On October 15th the French Air and Space Army has shown its first designation, observation and reconnaissance aircraft also known as VADOR.
Vador for Dunkerque squadron 1/54
French Air and Space Army had briefly delivered a photo of it in Air Actualités at the beginning of August. On October 15, at Evreux, the French Air and Space Forces unveiled to IHEDN auditors and Army War College trainees its first Airborne Designation, Observation and Reconnaissance Vector (VADOR). A nice acronym, but above all a nod to the first ISR aircraft, rented from CAE Aviation, whose name refers to another Star Wars character.
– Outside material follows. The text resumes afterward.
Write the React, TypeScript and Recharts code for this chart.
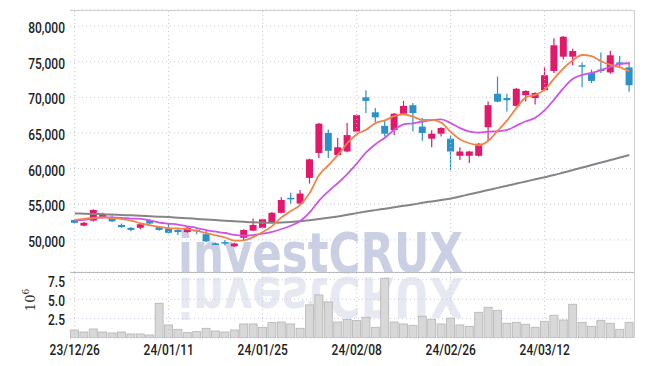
import { ComposedChart, Bar, Line, XAxis, YAxis, CartesianGrid, ReferenceLine } from 'recharts'

const dates = [
  '23/12/26', '23/12/27', '23/12/28', '24/01/02', '24/01/03', '24/01/04', '24/01/05', '24/01/08', '24/01/09', '24/01/10',
  '24/01/11', '24/01/12', '24/01/15', '24/01/16', '24/01/17', '24/01/18', '24/01/19', '24/01/22', '24/01/23', '24/01/24',
  '24/01/25', '24/01/26', '24/01/29', '24/01/30', '24/01/31', '24/02/01', '24/02/02', '24/02/05', '24/02/06', '24/02/07',
  '24/02/08', '24/02/13', '24/02/14', '24/02/15', '24/02/16', '24/02/19', '24/02/20', '24/02/21', '24/02/22', '24/02/23',
  '24/02/26', '24/02/27', '24/02/28', '24/02/29', '24/03/04', '24/03/05', '24/03/06', '24/03/07', '24/03/08', '24/03/11',
  '24/03/12', '24/03/13', '24/03/14', '24/03/15', '24/03/18', '24/03/19', '24/03/20', '24/03/21', '24/03/22', '24/03/25',
]

const opens = [
  52800, 52000, 52700, 53200, 53200, 52100, 51700, 51700, 52800, 51800,
  51600, 51400, 51100, 51400, 50800, 49500, 49700, 49100, 50300, 51300,
  51700, 52500, 53800, 55900, 55100, 58700, 62200, 65000, 61900, 62400,
  65200, 70000, 67900, 66000, 65400, 67700, 68900, 65900, 64200, 64900,
  64200, 61800, 61800, 61800, 65800, 70500, 69900, 68800, 70300, 69900,
  71000, 73700, 75700, 75700, 74500, 73400, 73900, 73500, 74900, 74200,
]
const highs = [
  52900, 52500, 54300, 53800, 53500, 52300, 51800, 52300, 52900, 51900,
  52300, 51500, 51800, 51500, 51400, 49600, 50000, 49600, 51500, 53000,
  53000, 53900, 56000, 56600, 57000, 61400, 66400, 65500, 64300, 66400,
  67600, 71000, 68500, 66700, 67800, 69500, 69200, 67100, 65400, 65800,
  64700, 63000, 62500, 63600, 69400, 72900, 70500, 71300, 71000, 70700,
  74300, 78300, 78600, 76800, 74900, 73900, 76300, 76550, 75800, 75000,
]
const lows = [
  52300, 51900, 52600, 53000, 52500, 51700, 51200, 51500, 52200, 51300,
  50900, 50700, 51000, 50800, 49700, 49300, 49200, 49000, 49900, 51200,
  51600, 52400, 53700, 55100, 55000, 57900, 61500, 61500, 61800, 62300,
  65100, 67800, 66500, 64500, 64700, 67600, 65200, 63900, 63000, 64500,
  59800, 61200, 60800, 61700, 63900, 69300, 68000, 68700, 69400, 69000,
  70900, 73400, 75300, 74500, 71400, 72000, 73400, 73300, 74300, 70800,
]
const closes = [
  52400, 52400, 54200, 53600, 52600, 51800, 51400, 52200, 52300, 51400,
  51000, 51100, 51700, 51200, 49800, 49400, 49600, 49500, 51400, 52100,
  52900, 53800, 55600, 55800, 56500, 61300, 66300, 62500, 63000, 64700,
  67500, 69500, 67200, 64900, 67700, 68800, 67800, 65000, 64900, 65700,
  62400, 62400, 62400, 63500, 68900, 69400, 69600, 71200, 70900, 70600,
  73100, 77300, 78500, 76500, 74300, 72300, 73700, 75900, 74800, 71700,
]

// moving averages (5, 10, 60 day)
const ma5 = [
  52800, 52950, 53100, 53150, 53040, 52920, 52720, 52320, 52060, 51820,
  51660, 51600, 51500, 51280, 50960, 50640, 50340, 49900, 49940, 50400,
  51100, 51940, 53160, 54040, 54920, 56600, 59100, 60480, 61920, 63560,
  64800, 65440, 66380, 66760, 67360, 67620, 67280, 66840, 66840, 66440,
  65160, 64080, 63560, 63280, 63920, 65320, 66760, 68520, 70000, 70340,
  71080, 72620, 74080, 75200, 75940, 75780, 75060, 74540, 74200, 73680,
]
const ma10 = [
  52700, 52800, 53000, 53150, 53150, 53100, 53000, 52950, 52750, 52430,
  52290, 52160, 51910, 51670, 51390, 51150, 50970, 50700, 50610, 50680,
  50870, 51140, 51530, 51990, 52660, 53850, 55520, 56820, 57980, 59240,
  60700, 62270, 63430, 64340, 65460, 66210, 66360, 66610, 66800, 66900,
  66390, 65680, 65200, 65060, 65180, 65240, 65420, 66040, 66640, 67130,
  68200, 69690, 71300, 72600, 73140, 73430, 73810, 74280, 74670, 74780,
]
const ma60 = [
  53700, 53680, 53650, 53600, 53550, 53500, 53450, 53400, 53330, 53260,
  53200, 53120, 53040, 52950, 52860, 52780, 52700, 52620, 52540, 52470,
  52430, 52420, 52450, 52520, 52620, 52760, 52920, 53100, 53300, 53520,
  53760, 53980, 54180, 54380, 54580, 54780, 54980, 55200, 55400, 55600,
  55800, 56100, 56400, 56700, 57000, 57300, 57600, 57900, 58200, 58500,
  58800, 59100, 59450, 59800, 60150, 60500, 60850, 61200, 61550, 61900,
]

const volumes = [
  1030000, 770000, 1160000, 770000, 650000, 770000, 520000, 520000, 390000, 4470000,
  1680000, 1120000, 690000, 820000, 1250000, 900000, 770000, 1030000, 1810000, 1810000,
  1380000, 1980000, 2060000, 1810000, 1250000, 4260000, 5550000, 4650000, 2060000, 2410000,
  2240000, 2670000, 1380000, 7700000, 2060000, 1810000, 1630000, 2800000, 2410000, 1810000,
  2540000, 1680000, 1510000, 3310000, 3960000, 3570000, 1900000, 2020000, 1770000, 1380000,
  2150000, 2930000, 2320000, 4350000, 2020000, 1510000, 2280000, 1900000, 1120000, 2020000,
]

const priceTicks = [50000, 55000, 60000, 65000, 70000, 75000, 80000]
const volumeTicks = [2500000, 5000000, 7500000]
const labelIdx = [0, 10, 20, 30, 40, 50]

const UP = '#e2196a'
const DOWN = '#2a92c9'
const FONT = "Roboto, 'Liberation Sans', sans-serif"
const GRID = '#c6c6da'

const data = dates.map((d, i) => ({
  date: d,
  range: [lows[i], highs[i]],
  open: opens[i],
  high: highs[i],
  low: lows[i],
  close: closes[i],
  ma5: ma5[i],
  ma10: ma10[i],
  ma60: ma60[i],
  volume: volumes[i],
}))

function Candle(props: any) {
  const { x, y, width, height, payload } = props
  if (!payload) return null
  const { open, close, high, low } = payload
  const top = Math.min(y, y + height)
  const h = Math.abs(height)
  const k = h / (high - low || 1)
  const cx = x + width / 2
  const color = close >= open ? UP : DOWN
  const bTop = top + (high - Math.max(open, close)) * k
  const bH = Math.max(1.5, Math.abs(open - close) * k)
  return (
    <g>
      <line x1={cx} x2={cx} y1={top} y2={top + h} stroke={color} strokeWidth={1.2} />
      <rect x={cx - 3.5} y={bTop} width={7} height={bH} fill={color} />
    </g>
  )
}

function VolBar(props: any) {
  const { x, y, width, height } = props
  const top = Math.min(y, y + height)
  return <rect x={x + 0.5} y={top} width={width - 1} height={Math.abs(height)} fill="#d8d8d8" stroke="#b4b4b4" strokeWidth={0.8} />
}

// narrow tick text: squeeze horizontally to mimic the condensed face
function YTick(props: any) {
  const { x, y, payload, fmt } = props
  return (
    <text transform={`translate(${x},${y + 1.5}) scale(0.8,1)`} textAnchor="end" dy="0.36em"
      fontFamily={FONT} fontWeight={500} fontSize={15} fill="#222">
      {fmt(payload.value)}
    </text>
  )
}

function XTick(props: any) {
  const { x, y, payload, index } = props
  if (index % 10 !== 0) return null
  return (
    <text transform={`translate(${x},${y}) scale(0.8,1)`} textAnchor="middle" dy="0.71em"
      fontFamily={FONT} fontWeight={500} fontSize={15} fill="#222">
      {payload.value}
    </text>
  )
}

const fmtPrice = (v: number) => v.toLocaleString('en-US')
const fmtVol = (v: number) => (v / 1e6).toFixed(1)

export default function App() {
  return (
    <div style={{ position: 'absolute', left: 0, top: 0, width: 645, height: 366, background: '#fff' }}>
      <svg width={645} height={366} style={{ position: 'absolute', left: 0, top: 0 }}>
        <text id="wm" x={178} y={272} fontFamily="'DejaVu Sans', sans-serif" fontWeight="bold" fontSize={56}
          textLength={285} lengthAdjust="spacingAndGlyphs" fill="#cbcfe3">investCRUX</text>
        {/* mirrored reflection under the watermark */}
        <use href="#wm" transform="translate(0,550) scale(1,-1)" opacity={0.45} />
        <line x1={70} x2={634} y1={10.5} y2={10.5} stroke="#cfcfcf" />
        <line x1={634.5} x2={634.5} y1={10} y2={338} stroke="#cfcfcf" />
        <line x1={70} x2={634} y1={272.5} y2={272.5} stroke="#b8b8b8" />
        <text transform="translate(35,300) rotate(-90)" textAnchor="middle" fontFamily="'DejaVu Serif', serif" fontSize={13} fill="#333">
          10<tspan dy={-6} fontSize={9}>6</tspan>
        </text>
      </svg>

      <div style={{ position: 'absolute', left: 0, top: 0 }}>
        <ComposedChart width={645} height={272} data={data} margin={{ top: 10, right: 11, bottom: 0, left: 0 }} barCategoryGap={0} barGap={0}>
          <CartesianGrid horizontal vertical={false} stroke={GRID} strokeDasharray="1 3" />
          {labelIdx.map((i) => (
            <ReferenceLine key={i} x={dates[i]} stroke={GRID} strokeDasharray="1 3" />
          ))}
          <XAxis dataKey="date" hide />
          <YAxis domain={[45500, 82250]} ticks={priceTicks} interval={0} allowDataOverflow width={70} axisLine={false} tickLine={false}
            tickSize={0} tickMargin={5} tick={<YTick fmt={fmtPrice} />} />
          <Bar dataKey="range" shape={<Candle />} isAnimationActive={false} />
          <Line type="monotone" dataKey="ma60" stroke="#858585" strokeWidth={2} dot={false} isAnimationActive={false} />
          <Line type="monotone" dataKey="ma10" stroke="#cc55e6" strokeWidth={1.8} dot={false} isAnimationActive={false} />
          <Line type="monotone" dataKey="ma5" stroke="#f0854a" strokeWidth={1.8} dot={false} isAnimationActive={false} />
        </ComposedChart>
      </div>

      <div style={{ position: 'absolute', left: 0, top: 272 }}>
        <ComposedChart width={645} height={94} data={data} margin={{ top: 0, right: 11, bottom: 0, left: 0 }} barCategoryGap={0} barGap={0}>
          <CartesianGrid horizontal vertical={false} stroke={GRID} strokeDasharray="1 3" />
          {labelIdx.map((i) => (
            <ReferenceLine key={i} x={dates[i]} stroke={GRID} strokeDasharray="1 3" />
          ))}
          <XAxis dataKey="date" height={28} interval={0} axisLine={false} tickLine={false} tickSize={0} tickMargin={6}
            tick={<XTick />} />
          <YAxis domain={[0, 8500000]} ticks={volumeTicks} interval={0} allowDataOverflow width={70} axisLine={false} tickLine={false}
            tickSize={0} tickMargin={5} tick={<YTick fmt={fmtVol} />} />
          <Bar dataKey="volume" shape={<VolBar />} isAnimationActive={false} />
        </ComposedChart>
      </div>
    </div>
  )
}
A second aircraft will be delivered at the end of November to the DGA (French Defence Procurement Agency), before being received like the first one by the 1/54 Dunkirk airborne electronic squadron, located in Evreux.
On-board targeting capability
According to the unit members crossed by Air & Cosmos in Evreux, the device meets the need, with a Flir EO/IR System, Thales interception electronics, and a Satcom Eclipse Global Connectivity transmission system. The ground and airborne mission consoles use Thales' Amascos technology, originally developed for mission aircraft, particularly for maritime surveillance and patrol. Unlike current ISR aircraft deployed in operational areas, onboard targeting capability will be available. This will be one of the co-pilot's missions. The third Vador known as the "ACAS" (additional ALSR- reconnaissance and surveillance light aircraft- acquisition, as part of last June's recovery plan) will be standard 2, which will include a Thales’s SAR/GMTI.
Commissioning in summer 2021
The latter will undoubtedly have benefited from the model integrated into the Watchkeeper UAV sold to the British Army. The target is eight VADOR aircraft by 2030. Two others are already announced for 2026. The first VADOR is scheduled to enter into service in the summer of 2021. Nevertheless, it seems obvious that the aircraft will be used for Opex (Military overseas operations) by then. A first operational capacity is expected in February. Staff training on the new system is being stepped up. The first were trained on aircraft leased by the French Air Force to the private sector starting in 2017, before serving in operational areas. Half a dozen five-man crews (three in the rear, two for flight) would already be operational.